1. Deer feed on leaves and fruit. They are most active at dawn and dusk.

2. Raccoons knock over cornstalks to feed on maturing ears. They may also feed on other ripening fruit. Raccoons feed at night.

3. Squirrels feed on ripening fruit and climb cornstalks to feed on maturing ears.

4. Rabbits feed on young bean, pea, lettuce, and cabbage plants, eating the young leaves and frequently leaving short stubs of the stems standing in the soil.

5. Woodchucks, also called groundhogs, feed in the afternoons and avoid tomatoes, eggplants, red and green peppers, chives, and onions.

6. Mice may bite into ripening tomatoes, cucumbers, and beans that are close to the ground to eat the seeds inside. Mice frequently travel underground in mole tunnels.

Solution
There are several ways to exclude or repel wildlife from your garden.

1. The only sure way to exclude deer is with a woven wire fence 8 feet tall. They are sometimes repelled by cotton drawstring bags filled with bloodmeal fertilizer or human hair and suspended on stakes in the garden.

2. Exclude raccoons with a 6-foot-tall fence. Electric fencing above the fence may also be needed. Protect corn by interplanting with members of the cucurbit family. Raccoons will not walk on the prickly vines. Sprinkle ripening corn with cayenne pepper.
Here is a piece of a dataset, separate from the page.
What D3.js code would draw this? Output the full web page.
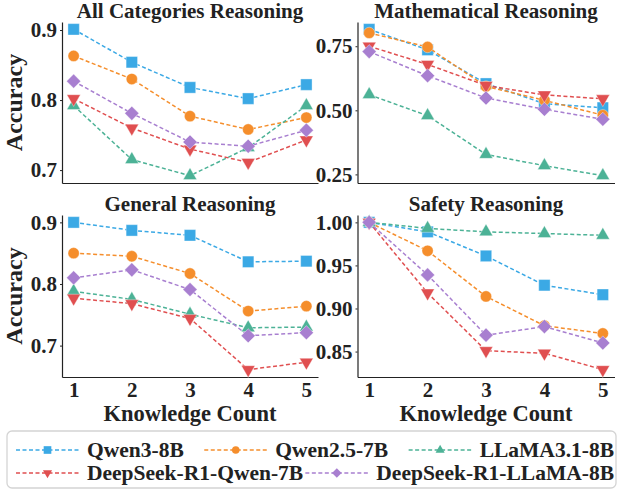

3. Protect ears of corn from squirrels by sprinkling corn silks with cayenne pepper.

4. To exclude rabbits, erect a fence 18 inches tall and anchor it by burying the edges 5 to 6 inches deep in the soil.

5. Deter woodchucks with a wire fence that is buried 1 foot deep and extended horizontally underground 10 to 12 inches.

6. Stake, trellis, or cage plants to keep fruit off the ground, and away from mice.